De même, quand on évoque le célèbre "Silence de Heidegger", il faut nuancer et développer. Nuancer en pointant du doigt qu'il est bien question des crimes nazis tant dans sa correspondance que dans son œuvre (cf. les conférences de 1949), développer en interrogeant ce silence, savoir ce qu'il veut dire. Dans une lettre à Jaspers, Heidegger dit qu'il est habité par une honte, et cette honte le pousse à garder silence. Entre ceux qui ont nié leur participation (qu'elle soit passive ou active) et ceux qui ont fait un grand
mea culpa public, Heidegger a préféré maintenir le silence. Et avant de crier à l'antisémitisme et au nazisme, ses détracteurs les plus malhonnêtes auraient dû, en plus de lire la correspondance, s’enquérir du "silence chez Heidegger", plutôt que du "silence de Heidegger". N'oublions jamais à quel point Heidegger était attentif aux poètes, qui semblent être les seuls à savoir que le silence ne tait pas, mais montre parfois le plus clairement possible ("Le silence commence à prendre forme, à être", dit Pessoa). Je pense que c'est ainsi qu'il faut comprendre le silence de Heidegger, d'abord comme honte, et aussi comme attitude liée à son caractère et sa pensée. Nul doute que Heidegger a préféré penser l'extermination juive plutôt que de simplement étaler son indignation sur la scène publique.
Enfin, il faut parler des
Cahiers noirs. Deux remarques s'imposent : la première, c'est qu'on ne doit pas les regarder comme une sorte de catacombe de sa pensée qui surgirait enfin à la lumière du jour. Non, ces cahiers, déjà du vivant de Heidegger et selon sa volonté, étaient destinés à être publiés. Il faut donc d'emblée refuser toute interprétation voulant faire de ces cahiers une sorte de recueil qu'on aurait essayé d'enterrer et qui révélerait l'ultime vérité, car cela dispenserait certains d'étudier vraiment ces propos. Deuxièmement, il faut que ces cahiers soient étudiés précisément, par des grands lecteurs de Heidegger, qui seront capables de les mettre dans le contexte de sa pensée. Car il est aussi aisé de prendre un extrait de ces cahiers pour prouver le nazisme de Heidegger que de prendre un extrait de Nietzsche pour prouver pareilles ignominies. Si Hadrien France-lanord (élève de Fédier et traducteur de Heidegger) a dit qu'il y avait dans ces cahiers des propos "lamentables et insupportables", il faut préciser qu'il l'a dit en découvrant les textes, sur le vif.

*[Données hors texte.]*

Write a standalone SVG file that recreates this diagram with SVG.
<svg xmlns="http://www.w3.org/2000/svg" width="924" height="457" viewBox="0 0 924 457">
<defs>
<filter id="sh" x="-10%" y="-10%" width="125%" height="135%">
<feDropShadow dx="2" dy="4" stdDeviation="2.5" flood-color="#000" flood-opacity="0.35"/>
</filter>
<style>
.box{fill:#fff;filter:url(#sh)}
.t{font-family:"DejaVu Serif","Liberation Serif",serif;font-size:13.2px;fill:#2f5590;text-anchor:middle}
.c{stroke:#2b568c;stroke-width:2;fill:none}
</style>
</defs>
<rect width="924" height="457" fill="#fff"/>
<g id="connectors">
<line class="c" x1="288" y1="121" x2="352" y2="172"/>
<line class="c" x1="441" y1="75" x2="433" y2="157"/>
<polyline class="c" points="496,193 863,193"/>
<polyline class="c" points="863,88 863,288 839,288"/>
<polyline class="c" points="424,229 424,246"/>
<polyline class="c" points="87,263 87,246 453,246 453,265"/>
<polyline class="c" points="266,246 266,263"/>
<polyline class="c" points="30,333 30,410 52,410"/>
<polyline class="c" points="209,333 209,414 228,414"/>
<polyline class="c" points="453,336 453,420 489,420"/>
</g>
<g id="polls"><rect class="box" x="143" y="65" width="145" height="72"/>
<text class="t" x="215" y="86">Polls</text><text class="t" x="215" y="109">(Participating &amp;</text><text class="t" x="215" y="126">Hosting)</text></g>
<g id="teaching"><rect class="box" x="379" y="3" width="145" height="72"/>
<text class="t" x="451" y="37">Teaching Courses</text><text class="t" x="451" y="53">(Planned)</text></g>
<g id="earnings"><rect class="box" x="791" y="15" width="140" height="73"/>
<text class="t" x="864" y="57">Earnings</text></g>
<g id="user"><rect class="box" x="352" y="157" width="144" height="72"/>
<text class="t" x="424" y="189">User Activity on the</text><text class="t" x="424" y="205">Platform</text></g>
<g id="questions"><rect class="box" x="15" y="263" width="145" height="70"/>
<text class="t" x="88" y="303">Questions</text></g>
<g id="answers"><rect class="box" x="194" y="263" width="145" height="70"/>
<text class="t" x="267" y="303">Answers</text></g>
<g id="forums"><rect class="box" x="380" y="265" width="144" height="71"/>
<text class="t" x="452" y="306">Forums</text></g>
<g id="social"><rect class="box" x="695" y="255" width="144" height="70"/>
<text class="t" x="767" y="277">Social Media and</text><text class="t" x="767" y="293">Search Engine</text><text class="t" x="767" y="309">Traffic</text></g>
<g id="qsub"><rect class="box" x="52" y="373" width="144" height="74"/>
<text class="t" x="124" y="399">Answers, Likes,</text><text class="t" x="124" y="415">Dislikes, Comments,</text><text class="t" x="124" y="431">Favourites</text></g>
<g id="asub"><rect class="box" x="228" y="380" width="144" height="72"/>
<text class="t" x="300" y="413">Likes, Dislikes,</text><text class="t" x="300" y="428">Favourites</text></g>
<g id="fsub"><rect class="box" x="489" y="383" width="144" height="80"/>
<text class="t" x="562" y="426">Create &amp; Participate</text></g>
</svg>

Pour conclure sur ces cahiers, je dirais donc qu'il ne faut surtout pas commettre l'erreur de les prendre au compte-goutte, mais précisément attendre qu'une étude soit faite, une étude qui aura fait tout le travail nécessaire avant d'affirmer ou d'infirmer quoi que ce soit. Le défaut des anti-heideggériens est de jouer les paparazzis plutôt que les philosophes.

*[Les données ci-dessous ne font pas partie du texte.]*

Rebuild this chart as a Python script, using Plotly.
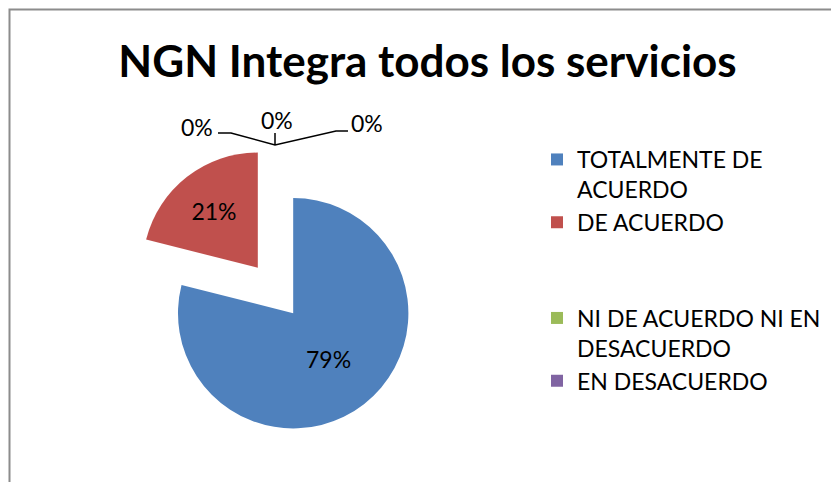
import plotly.graph_objects as go

# categories and counts (one unnamed zero-valued category, as in the source sheet)
categories = ["TOTALMENTE DE<br>ACUERDO", "DE ACUERDO", " <br> ", "NI DE ACUERDO NI EN<br>DESACUERDO", "EN DESACUERDO"]
counts = [15, 4, 0, 0, 0]
colors = ["#4F81BD", "#C0504D", "#FFFFFF", "#9BBB59", "#8064A2"]
zero_labels = ["0%", "0%", "0%"]

W, H = 831, 482
FONT = "Lato"

fig = go.Figure()
fig.add_trace(go.Pie(
    labels=categories,
    values=counts,
    sort=False,
    direction="clockwise",
    rotation=0,
    pull=[0.25, 0.25, 0, 0, 0],
    marker=dict(colors=colors, line=dict(width=0)),
    textinfo="percent",
    texttemplate="%{percent:.0%}",
    textposition="inside",
    insidetextorientation="horizontal",
    textfont=dict(family=FONT, size=23, color="black"),
    domain=dict(x=[131.5 / W, 419.5 / W], y=[1 - 434.5 / H, 1 - 146.5 / H]),
    hoverinfo="label+percent",
))

# labels for the zero slices, with leader lines
for txt, (px_, py_) in zip(zero_labels, [(197, 127), (277, 120), (367, 123)]):
    fig.add_annotation(x=px_ / W, y=1 - py_ / H, xref="paper", yref="paper",
                       text=txt, showarrow=False, xanchor="center", yanchor="middle",
                       font=dict(family=FONT, size=23, color="black"))

def p(x, y):
    return f"{x / W:.5f},{1 - y / H:.5f}"

leader = (f"M {p(218, 133)} L {p(231, 133)} L {p(275, 145)} L {p(336, 131)} L {p(348, 131)} "
          f"M {p(275, 133)} L {p(275, 145)}")
fig.add_shape(type="path", path=leader, xref="paper", yref="paper",
              line=dict(color="black", width=1.5))

# chart frame (only top and left edges visible in the crop)
fig.add_shape(type="rect", xref="paper", yref="paper",
              x0=9.5 / W, x1=1.02, y0=-0.02, y1=1 - 9.5 / H,
              line=dict(color="#8C8C8C", width=2))

fig.update_layout(
    width=W, height=H,
    margin=dict(l=0, r=0, t=0, b=0),
    paper_bgcolor="white",
    font=dict(family=FONT, color="black"),
    title=dict(text="<b>NGN Integra todos los servicios</b>",
               x=427.5 / W, xanchor="center", y=1 - 62 / H, yanchor="middle",
               font=dict(family=FONT, size=44, color="black")),
    showlegend=True,
    legend=dict(x=537 / W, y=1 - 138 / H, xanchor="left", yanchor="top",
                valign="top",
                font=dict(family=FONT, size=23, color="black"),
                itemsizing="constant", bgcolor="rgba(0,0,0,0)"),
)

fig.write_html("out.html", config={"displayModeBar": False},
               post_script="document.body.style.margin='0';")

Silentio a écrit: Faut-il séparer la vie de l'homme de son œuvre ?
Tout dépend. Au fond, un Heidegger communiste, nationaliste ou antisémite aurait très bien pu écrire
Être et temps. Ceci dit, et c'est là qu'est toute la question, s'il y a un antisémitisme au sein même de sa pensée la plus propre, cela posera un réel souci dont il ne faudra pas se détourner, même de la part de ceux qui sont les héritiers de sa pensée. Mais cela risque d'être difficile à établir : l'œuvre de Heidegger est si prolifique et nuancée, elle se dérobe tellement à celui qui tente d'y demeurer qu'il faudra des décennies avant qu'on puisse affirmer quoi que ce soit avec un minimum de sérieux.